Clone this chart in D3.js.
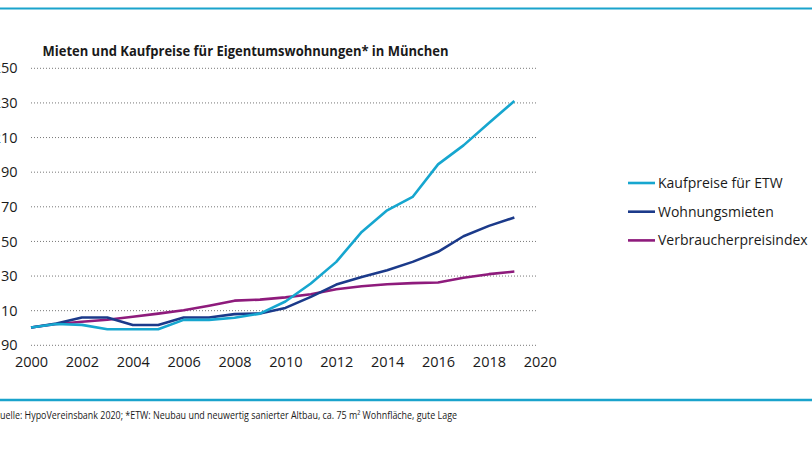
<!DOCTYPE html>
<html><head><meta charset="utf-8">
<script src="https://cdn.jsdelivr.net/npm/d3@7/dist/d3.min.js"></script>
<style>body{margin:0;background:#fff;} svg{display:block;}</style>
</head><body>
<script>
const years = [2000,2001,2002,2003,2004,2005,2006,2007,2008,2009,2010,2011,2012,2013,2014,2015,2016,2017,2018,2019];
const kaufpreise = [100,102,101.5,99,99,99,104.4,104.4,105.6,108,115,125.4,137.9,155.2,167.7,175.4,194.2,205.2,218.1,230.8];
const mieten = [100,102.3,105.8,105.8,101.4,101.4,105.8,105.8,107.7,108.1,111.3,117.7,124.8,129.2,133.1,137.9,143.7,152.7,158.7,163.5];
const vpi = [100,102,103.3,104.5,106.2,108,110,112.6,115.5,116.1,117.4,119.2,122.1,123.8,125,125.6,126,128.7,130.8,132.3];
const yTicks = [90,110,130,150,170,190,210,230,250];
const xTicks = [2000,2002,2004,2006,2008,2010,2012,2014,2016,2018,2020];
const seriesNames = ["Kaufpreise für ETW","Wohnungsmieten","Verbraucherpreisindex"];
const colors = ["#16A6CF","#1B3A8A","#8E1B7C"];
const title = "Mieten und Kaufpreise für Eigentumswohnungen* in München";
const footer = "Quelle: HypoVereinsbank 2020; *ETW: Neubau und neuwertig sanierter Altbau, ca. 75 m² Wohnfläche, gute Lage";

const W = 812, H = 459;
const svg = d3.select("body").append("svg").attr("width", W).attr("height", H);
const font = "'Open Sans', 'Noto Sans', sans-serif";

const x = d3.scaleLinear().domain([2000,2020]).range([31, 539.8]);
const y = d3.scaleLinear().domain([90,250]).range([344.8, 67.8]);

// top and bottom rules
svg.append("line").attr("x1",0).attr("x2",W).attr("y1",8.5).attr("y2",8.5).attr("stroke","#1AA3CC").attr("stroke-width",2);
svg.append("line").attr("x1",0).attr("x2",W).attr("y1",400).attr("y2",400).attr("stroke","#1AA3CC").attr("stroke-width",2.5);

// title
svg.append("text").attr("x",42.5).attr("y",56).attr("font-family",font).attr("font-weight",700)
  .attr("font-size",14).attr("fill","#1a1a1a").attr("textLength",406).attr("lengthAdjust","spacingAndGlyphs").text(title);

// gridlines
const yAxis = d3.axisLeft(y).tickValues(yTicks).tickSize(-(538 - 31)).tickPadding(14).tickFormat(d3.format("d"));
const gy = svg.append("g").attr("transform","translate(31,0)").call(yAxis);
gy.select(".domain").remove();
gy.selectAll(".tick line").attr("stroke","#777").attr("stroke-dasharray","1,2").attr("stroke-width",1);
gy.selectAll(".tick text").attr("font-family",font).attr("font-size",14.5).attr("fill","#1a1a1a").attr("x",-13.5).attr("dy","0.35em");

const xAxis = d3.axisBottom(x).tickValues(xTicks).tickSize(0).tickPadding(0).tickFormat(d3.format("d"));
const gx = svg.append("g").attr("transform","translate(0,357)").call(xAxis);
gx.select(".domain").remove();
gx.selectAll(".tick text").attr("font-family",font).attr("font-size",14.5).attr("fill","#1a1a1a").attr("dy","0.71em");

// lines
const all = [kaufpreise, mieten, vpi];
const line = d3.line().x((d,i)=>x(years[i])).y(d=>y(d));
[2,1,0].forEach(k=>{
  svg.append("path").datum(all[k]).attr("d",line).attr("fill","none").attr("stroke",colors[k])
    .attr("stroke-width",2.6).attr("stroke-linejoin","round").attr("stroke-linecap","butt");
});

// legend
const lg = svg.append("g");
seriesNames.forEach((n,i)=>{
  const yy = 183 + i*28.7;
  lg.append("line").attr("x1",628).attr("x2",655).attr("y1",yy).attr("y2",yy).attr("stroke",colors[i]).attr("stroke-width",2.6);
  lg.append("text").attr("x",658).attr("y",yy).attr("dy","0.35em").attr("font-family",font).attr("font-size",14)
    .attr("fill","#1a1a1a").text(n);
});

// footer
svg.append("text").attr("x",-7).attr("y",419).attr("font-family",font).attr("font-size",10)
  .attr("fill","#1a1a1a").attr("textLength",464).attr("lengthAdjust","spacingAndGlyphs").text(footer);
</script>
</body></html>
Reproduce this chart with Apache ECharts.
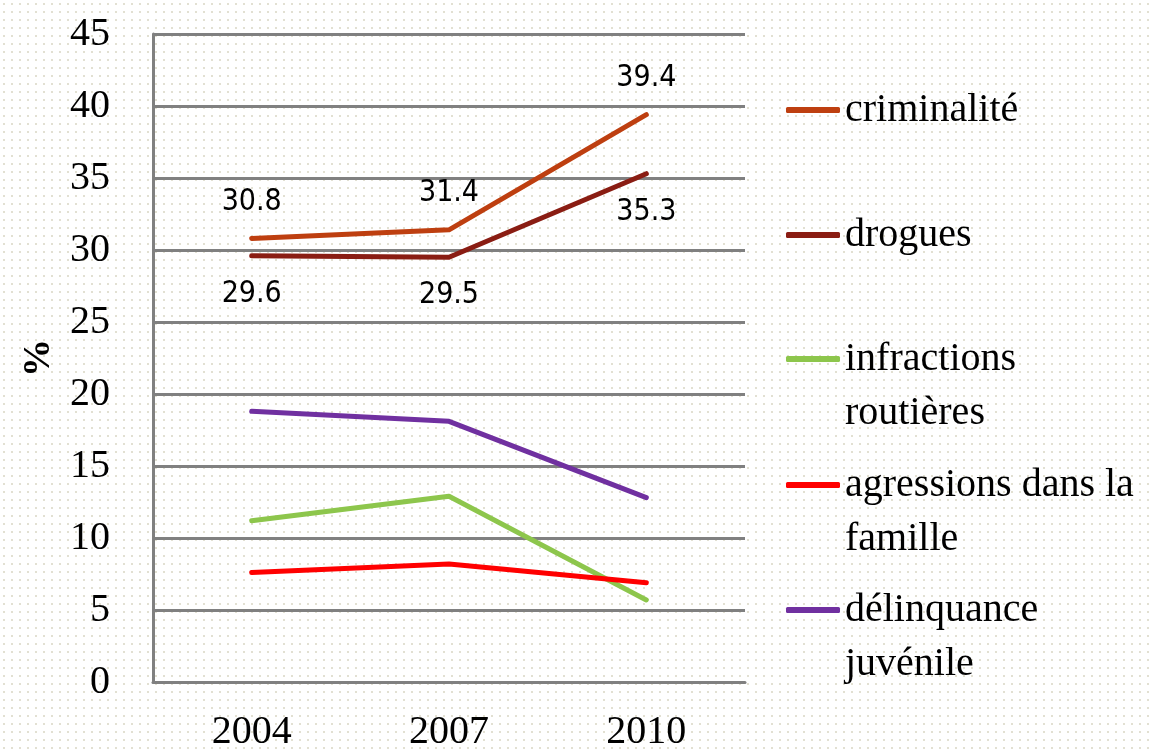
<!DOCTYPE html>
<html>
<head>
<meta charset="utf-8">
<script src="https://cdn.jsdelivr.net/npm/echarts@6/dist/echarts.min.js"></script>
<style>html,body{margin:0;padding:0;background:#fff}#c{width:1151px;height:752px}</style>
</head>
<body>
<div id="c"></div>
<script>
const years = ['2004', '2007', '2010'];
const criminalite = [30.8, 31.4, 39.4];
const drogues = [29.6, 29.5, 35.3];
const infractionsRoutieres = [11.2, 12.9, 5.7];
const agressionsFamille = [7.6, 8.2, 6.9];
const delinquanceJuvenile = [18.8, 18.1, 12.8];
const yTicks = [0, 5, 10, 15, 20, 25, 30, 35, 40, 45];

const names = ['criminalité', 'drogues', 'infractions routières', 'agressions dans la famille', 'délinquance juvénile'];
const legendText = {
  'criminalité': 'criminalité',
  'drogues': 'drogues',
  'infractions routières': '\ninfractions\nroutières',
  'agressions dans la famille': '\nagressions dans la\nfamille',
  'délinquance juvénile': '\ndélinquance\njuvénile'
};
const colors = ['#BE3F10', '#8A1D13', '#8DC64C', '#FF0000', '#7030A0'];

// dotted background pattern
const pc = document.createElement('canvas');
pc.width = 8; pc.height = 8;
const pctx = pc.getContext('2d');
pctx.fillStyle = '#ffffff'; pctx.fillRect(0, 0, 8, 8);
pctx.fillStyle = '#e2e0d2'; pctx.fillRect(3, 3, 2, 2);

const serif = "'Liberation Serif', 'DejaVu Serif', serif";
const sans = "'Liberation Sans Narrow', 'DejaVu Sans Condensed', 'DejaVu Sans', sans-serif";

const chart = echarts.init(document.getElementById('c'));

const iconCenters = [110, 235, 359, 485, 610];
const legends = names.map((n, i) => {
  const multi = legendText[n].startsWith('\n');
  return {
    data: [n],
    orient: 'vertical',
    left: 786,
    top: iconCenters[i] - (multi ? 81 : 27),
    padding: 0,
    icon: 'roundRect',
    itemWidth: 54,
    itemHeight: 6,
    itemGap: 0,
    selectedMode: false,
    formatter: name => legendText[name],
    textStyle: { fontFamily: serif, fontSize: 40, color: '#000', lineHeight: 54 }
  };
});

function mkSeries(name, data, color, labelPos) {
  const s = {
    name: name,
    type: 'line',
    data: data,
    symbol: 'circle',
    symbolSize: 3,
    showSymbol: true,
    itemStyle: { color: color },
    color: color,
    lineStyle: { width: 5, color: color, cap: 'round', join: 'round' },
    animation: false
  };
  if (labelPos) {
    s.label = {
      show: true,
      position: labelPos,
      distance: labelPos === 'top' ? 20 : 22,
      fontFamily: sans,
      fontSize: 30,
      color: '#000',
      formatter: p => Number(p.value).toFixed(1)
    };
  }
  return s;
}

chart.setOption({
  backgroundColor: { image: pc, repeat: 'repeat' },
  animation: false,
  legend: legends,
  grid: { left: 153, right: 406, top: 34, bottom: 70, containLabel: false, outerBoundsMode: 'none' },
  xAxis: {
    type: 'category',
    data: years,
    boundaryGap: true,
    axisLine: { show: true, lineStyle: { color: '#808080', width: 3 } },
    axisTick: { show: false },
    axisLabel: { fontFamily: serif, fontSize: 40, color: '#000', margin: 30 }
  },
  yAxis: {
    type: 'value',
    min: yTicks[0],
    max: yTicks[yTicks.length - 1],
    interval: 5,
    name: '%',
    nameLocation: 'middle',
    nameRotate: 90,
    nameGap: 95,
    nameTextStyle: { fontFamily: serif, fontSize: 38, fontWeight: 'bold', color: '#000' },
    axisLine: { show: true, lineStyle: { color: '#808080', width: 3 } },
    axisTick: { show: false },
    splitLine: { show: true, lineStyle: { color: '#808080', width: 3 } },
    axisLabel: { fontFamily: serif, fontSize: 40, color: '#000', margin: 43 }
  },
  series: [
    mkSeries(names[0], criminalite, colors[0], 'top'),
    mkSeries(names[1], drogues, colors[1], 'bottom'),
    mkSeries(names[2], infractionsRoutieres, colors[2]),
    mkSeries(names[3], agressionsFamille, colors[3]),
    mkSeries(names[4], delinquanceJuvenile, colors[4])
  ]
});
</script>
</body>
</html>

● ● ● ● ● ● ●

What you are asked to do –
Copy out every line in the listing where the word "this" appears.

Output below –
Clone this chart in D3.js.
Reproduce this chart with Apache ECharts.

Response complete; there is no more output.